The filing also said the exemption does not deny any group of people equal protection under the law because the workers “do not identify any basis to apply a more demanding level of scrutiny than rational basis.”

In addition, the filing said banning smoking would “disrupt the well-settled status quo; likely affect the businesses and livelihoods of third-parties, including the casinos, their management, and the many casino workers who disagree with Plaintiffs’ position; and potentially bring about economic consequences that the Legislature sought to avoid when it enacted the Smoke-Free Air Act.”

The filing comes a few days after Murphy repeated during a television interview that he would sign a bill if one “get to me” and lawyers have told him this issue should be addressed by legislation and not the courts.

“Whether there’s a compromise here, I don’t know,” the Democratic governor said, adding there are “arguments on both sides.”

Pete Naccarelli, a co-founder of CEASE, the group seeking a ban, also criticized Murphy for his, saying the governor “refuses to do anything proactively to advance a bill that would save our lives.”

“Instead, he’s buying the sky-will-fall scare tactics that have been refuted time and time again,” Naccarelli said. “His words are music to the ears of casino executives and Big Tobacco companies, but he’s leaving thousands of us to suffer from the secondhand smoke that is making us sick and even killing us.”

Local 54, which represents hotel workers, beverage servers, baggage handlers, public area cleaners, and other workers the city’s casinos, wrote in its filing Monday that a “total smoking ban would place thousands of jobs at risk, endangering the wages, health, and welfare benefits and retirement benefits” of its members and their families.

Donna DeCaprio, president of Local 54, said Monday a total smoking ban would be “catastrophic” for Atlantic City. She argued between 50 to 72% of all gambling revenue won from in-person gamblers comes from smoking sections.

The union noted that in 2008, when Atlantic City’s City Council imposed a short-lived total smoking ban, casino revenues fell by 19.8%, within the first week, leading to the enactment of the current 25% smoking area on the casino floors.

“We support the health and safety of our members, and believe that improvements to the current work environment must be made,” DeCaprio said. “A balance needs to be reached that will both protect worker health and preserve good jobs.”

Local 54 supports a separate bill introduced earlier this year that would keep the current 25% limit of the casino floor on which smoking can occur. But it would allow smoking in unenclosed areas of the casino floor that contain slot machines and are designated as smoking areas that are more than 15 feet away from table games staffed by live dealers. It also would allow the casinos to offer smoking in enclosed, separately ventilated smoking rooms with the proviso that no worker can be assigned to work in such a room against their will.

Nancy Erika Smith, the lawyer who filed the lawsuit, reacted incredulously to Local 54′s stance against a ban.

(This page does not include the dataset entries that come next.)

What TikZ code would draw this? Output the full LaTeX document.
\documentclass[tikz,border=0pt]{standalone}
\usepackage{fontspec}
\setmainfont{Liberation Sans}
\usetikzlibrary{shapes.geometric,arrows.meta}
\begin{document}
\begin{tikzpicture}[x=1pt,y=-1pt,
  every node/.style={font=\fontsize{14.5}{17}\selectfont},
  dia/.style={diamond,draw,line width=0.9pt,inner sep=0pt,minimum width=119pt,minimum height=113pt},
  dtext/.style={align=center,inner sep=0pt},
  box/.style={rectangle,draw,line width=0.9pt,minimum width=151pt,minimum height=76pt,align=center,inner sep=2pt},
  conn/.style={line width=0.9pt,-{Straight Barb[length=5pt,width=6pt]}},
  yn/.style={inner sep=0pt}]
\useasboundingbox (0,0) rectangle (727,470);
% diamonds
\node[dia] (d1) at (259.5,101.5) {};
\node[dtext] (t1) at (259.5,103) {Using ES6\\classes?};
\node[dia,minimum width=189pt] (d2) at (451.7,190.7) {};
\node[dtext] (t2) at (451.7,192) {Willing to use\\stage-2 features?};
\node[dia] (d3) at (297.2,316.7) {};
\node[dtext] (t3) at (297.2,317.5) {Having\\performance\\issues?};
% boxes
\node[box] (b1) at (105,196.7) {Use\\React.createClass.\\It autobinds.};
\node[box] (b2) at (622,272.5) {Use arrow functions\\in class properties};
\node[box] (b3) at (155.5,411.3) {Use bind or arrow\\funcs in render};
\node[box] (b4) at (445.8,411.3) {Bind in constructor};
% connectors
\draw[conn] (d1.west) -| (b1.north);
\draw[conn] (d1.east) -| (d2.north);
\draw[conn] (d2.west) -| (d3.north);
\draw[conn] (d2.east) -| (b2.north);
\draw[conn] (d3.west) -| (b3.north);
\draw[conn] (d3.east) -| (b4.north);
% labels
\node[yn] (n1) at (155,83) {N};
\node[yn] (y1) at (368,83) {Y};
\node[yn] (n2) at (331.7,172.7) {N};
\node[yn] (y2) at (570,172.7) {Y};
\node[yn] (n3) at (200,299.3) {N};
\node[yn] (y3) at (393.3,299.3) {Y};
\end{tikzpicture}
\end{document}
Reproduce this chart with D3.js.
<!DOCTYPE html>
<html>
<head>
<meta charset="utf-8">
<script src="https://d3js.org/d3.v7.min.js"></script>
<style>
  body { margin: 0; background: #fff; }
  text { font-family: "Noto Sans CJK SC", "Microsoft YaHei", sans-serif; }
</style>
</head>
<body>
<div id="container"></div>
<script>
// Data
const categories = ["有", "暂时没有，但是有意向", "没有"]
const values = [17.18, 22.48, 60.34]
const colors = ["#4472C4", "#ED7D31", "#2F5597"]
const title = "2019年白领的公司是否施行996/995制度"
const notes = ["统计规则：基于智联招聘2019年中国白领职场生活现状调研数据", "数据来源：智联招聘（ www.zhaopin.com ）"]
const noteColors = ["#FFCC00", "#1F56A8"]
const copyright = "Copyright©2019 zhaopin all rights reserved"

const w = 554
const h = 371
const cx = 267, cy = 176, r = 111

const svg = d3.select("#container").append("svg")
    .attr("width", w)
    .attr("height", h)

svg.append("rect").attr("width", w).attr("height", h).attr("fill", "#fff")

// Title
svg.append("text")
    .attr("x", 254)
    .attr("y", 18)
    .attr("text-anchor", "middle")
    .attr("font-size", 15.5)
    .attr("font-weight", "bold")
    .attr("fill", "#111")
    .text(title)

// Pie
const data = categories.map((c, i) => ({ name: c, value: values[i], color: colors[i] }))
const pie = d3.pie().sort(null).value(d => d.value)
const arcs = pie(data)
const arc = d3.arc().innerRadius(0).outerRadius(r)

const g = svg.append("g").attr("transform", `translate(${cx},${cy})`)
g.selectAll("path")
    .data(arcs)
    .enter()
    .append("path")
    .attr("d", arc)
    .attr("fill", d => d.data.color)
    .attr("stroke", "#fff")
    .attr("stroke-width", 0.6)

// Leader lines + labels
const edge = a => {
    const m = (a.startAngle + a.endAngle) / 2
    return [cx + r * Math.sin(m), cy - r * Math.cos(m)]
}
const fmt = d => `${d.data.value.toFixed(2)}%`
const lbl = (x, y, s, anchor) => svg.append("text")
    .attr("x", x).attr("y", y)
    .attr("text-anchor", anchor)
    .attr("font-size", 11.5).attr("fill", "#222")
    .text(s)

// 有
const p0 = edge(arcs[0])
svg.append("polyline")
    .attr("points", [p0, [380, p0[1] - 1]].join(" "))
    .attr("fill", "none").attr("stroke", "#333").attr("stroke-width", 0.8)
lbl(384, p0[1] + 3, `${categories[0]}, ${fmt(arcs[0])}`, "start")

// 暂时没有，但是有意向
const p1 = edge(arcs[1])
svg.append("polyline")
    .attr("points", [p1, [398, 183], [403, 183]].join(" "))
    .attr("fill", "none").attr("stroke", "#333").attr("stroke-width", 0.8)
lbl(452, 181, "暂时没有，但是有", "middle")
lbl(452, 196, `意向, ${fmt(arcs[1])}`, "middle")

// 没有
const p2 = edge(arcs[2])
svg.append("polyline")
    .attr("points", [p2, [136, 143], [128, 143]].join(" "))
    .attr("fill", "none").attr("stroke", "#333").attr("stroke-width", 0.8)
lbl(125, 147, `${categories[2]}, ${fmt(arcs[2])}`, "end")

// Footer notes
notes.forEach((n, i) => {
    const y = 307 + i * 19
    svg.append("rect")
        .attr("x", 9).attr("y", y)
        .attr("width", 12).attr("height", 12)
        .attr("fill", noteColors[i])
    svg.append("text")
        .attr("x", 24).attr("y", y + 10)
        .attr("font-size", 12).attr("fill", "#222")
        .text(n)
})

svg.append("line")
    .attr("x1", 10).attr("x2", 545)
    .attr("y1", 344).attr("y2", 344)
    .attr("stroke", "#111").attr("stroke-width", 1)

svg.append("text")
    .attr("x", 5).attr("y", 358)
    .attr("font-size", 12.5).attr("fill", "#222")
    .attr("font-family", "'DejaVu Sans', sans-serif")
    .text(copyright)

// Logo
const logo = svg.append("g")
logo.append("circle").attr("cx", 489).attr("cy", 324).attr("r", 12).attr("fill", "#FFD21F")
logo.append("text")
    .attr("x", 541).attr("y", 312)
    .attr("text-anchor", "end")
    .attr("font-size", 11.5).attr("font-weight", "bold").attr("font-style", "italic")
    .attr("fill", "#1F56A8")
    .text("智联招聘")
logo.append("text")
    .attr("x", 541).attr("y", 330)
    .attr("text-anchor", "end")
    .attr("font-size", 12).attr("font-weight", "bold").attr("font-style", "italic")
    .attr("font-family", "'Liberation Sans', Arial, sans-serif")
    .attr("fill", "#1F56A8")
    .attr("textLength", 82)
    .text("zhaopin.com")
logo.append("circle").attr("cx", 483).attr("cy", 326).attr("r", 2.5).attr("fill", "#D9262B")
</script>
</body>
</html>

“I have never seen a union fight against the health and safety of their members, not once,” Smith said. “Luckily, Unite’s economic arguments, while false, have absolutely no relevance to the constitutional question at hand.”

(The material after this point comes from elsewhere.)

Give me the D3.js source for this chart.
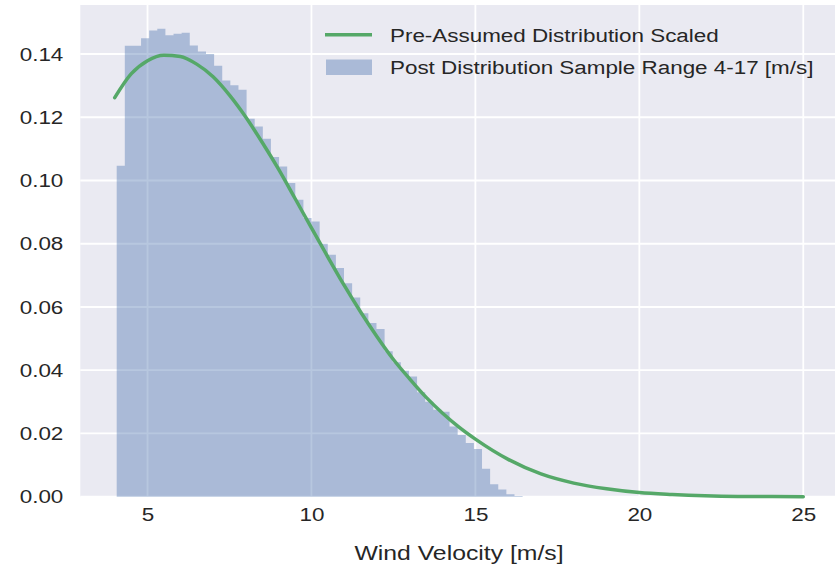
<!DOCTYPE html>
<html>
<head>
<meta charset="utf-8">
<script src="https://cdn.jsdelivr.net/npm/d3@7"></script>
<style>
  body { margin: 0; background: #fff; }
  text { font-family: "Liberation Sans", Arial, sans-serif; fill: #262626; }
</style>
</head>
<body>
<div class="chart"></div>
<script>
// histogram bins (density)
const binStart = 4.06;
const binWidth = 0.2476;
const binHeights = [
  0.1047, 0.1426, 0.1426, 0.1450, 0.1474, 0.1480, 0.1459, 0.1464, 0.1467, 0.1427,
  0.1408, 0.1400, 0.1363, 0.1316, 0.1301, 0.1287, 0.1195, 0.1171, 0.1132, 0.1074,
  0.1044, 0.0992, 0.0939, 0.0881, 0.0870, 0.0800, 0.0765, 0.0723, 0.0675, 0.0630,
  0.0580, 0.0549, 0.0530, 0.0460, 0.0425, 0.0398, 0.0380, 0.0330, 0.0300, 0.0275,
  0.0269, 0.0222, 0.0195, 0.0170, 0.0151, 0.0088, 0.0039, 0.0023, 0.0008, 0.0002
];

// pre-assumed distribution curve
const curveX = [4, 4.5, 5, 5.5, 6, 6.5, 7, 7.5, 8, 8.5, 9, 9.5, 10, 10.5, 11, 11.5, 12, 12.5,
  13, 13.5, 14, 14.5, 15, 16, 17, 18, 19, 20, 21, 22, 23, 24, 25];
const curveY = [0.1262, 0.1337, 0.1379, 0.1396, 0.1392, 0.1368, 0.1328, 0.1270, 0.1200, 0.1120,
  0.1035, 0.0943, 0.0850, 0.0758, 0.0668, 0.0584, 0.0506, 0.0434, 0.0372, 0.0314, 0.0264,
  0.0220, 0.0182, 0.0118, 0.0072, 0.0043, 0.0025, 0.0013, 0.0007, 0.0003, 0.0001, 0.00005, 0.00002];

const xTicks = [5, 10, 15, 20, 25];
const yTicks = [0, 0.02, 0.04, 0.06, 0.08, 0.10, 0.12, 0.14];
const legendLabels = ["Pre-Assumed Distribution Scaled", "Post Distribution Sample Range 4-17 [m/s]"];
const xLabel = "Wind Velocity [m/s]";

let w = 835;
let h = 571;
let plotLeft = 80.3, plotRight = 837.7, plotTop = 5, plotBottom = 496.7;
let stretch = 1.18;

const svg = d3.select(".chart")
  .append("svg")
  .attr("width", w)
  .attr("height", h);

const xScale = d3.scaleLinear().domain([2.95, 26.05]).range([plotLeft, plotRight]);
const yScale = d3.scaleLinear().domain([0, 0.1555]).range([plotBottom, plotTop]);

svg.append("rect")
  .attr("x", plotLeft).attr("y", plotTop)
  .attr("width", plotRight - plotLeft).attr("height", plotBottom - plotTop)
  .attr("fill", "#eaeaf2");

// grid
svg.append("g").selectAll("line")
  .data(xTicks).enter().append("line")
  .attr("x1", d => xScale(d)).attr("x2", d => xScale(d))
  .attr("y1", plotTop).attr("y2", plotBottom)
  .attr("stroke", "#fff").attr("stroke-width", 1.8);
svg.append("g").selectAll("line")
  .data(yTicks).enter().append("line")
  .attr("x1", plotLeft).attr("x2", plotRight)
  .attr("y1", d => yScale(d)).attr("y2", d => yScale(d))
  .attr("stroke", "#fff").attr("stroke-width", 1.8);

// histogram as one stepped area so neighbouring bars don't leave seams
let steps = binHeights.map((d, i) => [binStart + i * binWidth, d]);
steps.push([binStart + binHeights.length * binWidth, binHeights[binHeights.length - 1]]);

const histArea = d3.area()
  .x(d => xScale(d[0]))
  .y0(plotBottom)
  .y1(d => yScale(d[1]))
  .curve(d3.curveStepAfter);

svg.append("path")
  .datum(steps)
  .attr("d", histArea)
  .attr("fill", "#4c72b0")
  .attr("fill-opacity", 0.4);

// curve
const line = d3.line()
  .x(d => xScale(d[0]))
  .y(d => yScale(d[1]))
  .curve(d3.curveMonotoneX);

svg.append("path")
  .datum(curveX.map((x, i) => [x, curveY[i]]))
  .attr("d", line)
  .attr("fill", "none")
  .attr("stroke", "#55a868")
  .attr("stroke-width", 3.5)
  .attr("stroke-linecap", "round");

// axes
const xAxis = d3.axisBottom(xScale).tickValues(xTicks).tickSize(0).tickPadding(11);
const gx = svg.append("g")
  .attr("transform", "translate(0," + plotBottom + ")")
  .call(xAxis);
gx.select(".domain").remove();
gx.selectAll("text")
  .style("font-size", "19px")
  .attr("transform", "scale(" + stretch + ",1)")
  .attr("fill", "#262626");

const yAxis = d3.axisLeft(yScale).tickValues(yTicks).tickFormat(d3.format(".2f")).tickSize(0).tickPadding(14.4);
const gy = svg.append("g")
  .attr("transform", "translate(" + plotLeft + ",0)")
  .call(yAxis);
gy.select(".domain").remove();
gy.selectAll("text")
  .style("font-size", "19px")
  .attr("transform", "scale(" + stretch + ",1)")
  .attr("fill", "#262626");

svg.append("text")
  .attr("text-anchor", "middle")
  .attr("transform", "translate(" + (plotLeft + plotRight) / 2 + ",560) scale(" + stretch + ",1)")
  .style("font-size", "21px")
  .text(xLabel);

// legend
const legend = svg.append("g");
legend.append("line")
  .attr("x1", 325).attr("x2", 372)
  .attr("y1", 34.8).attr("y2", 34.8)
  .attr("stroke", "#55a868").attr("stroke-width", 3.5);
legend.append("rect")
  .attr("x", 326).attr("y", 59.5)
  .attr("width", 46).attr("height", 15.5)
  .attr("fill", "#4c72b0").attr("fill-opacity", 0.4);
legend.selectAll("text")
  .data(legendLabels).enter().append("text")
  .attr("transform", (d, i) => "translate(390," + (41.5 + i * 32) + ") scale(" + stretch + ",1)")
  .style("font-size", "19px")
  .text(d => d);
</script>
</body>
</html>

In its own filing Monday, the Casino Association of New Jersey argued if the court “were to impose an affirmative obligation on the Legislature to pass laws to protect citizens’ safety, then the Court would quickly evolve into some sort of ‘super legislature’ for the general welfare.”

Whether to ban smoking is one of the most controversial issues not only in Atlantic City casinos but in other states where workers have expressed concern about secondhand smoke. They are waging similar campaigns in Rhode Island, Pennsylvania, Kansas and Virginia.

Supporters of a ban say going smoke-free would actually attract enough customers to more than offset the loss of smokers who go elsewhere.

Nicole Vitola, a Borgata dealer and one of the leaders of the anti-smoking push, accused Local 54 of being the same as casino management.

“Instead of fighting for the health and safety of workers, Local 54 is battling in a court of law to allow casinos to keep poisoning their members with toxic secondhand smoke,” Vitola said.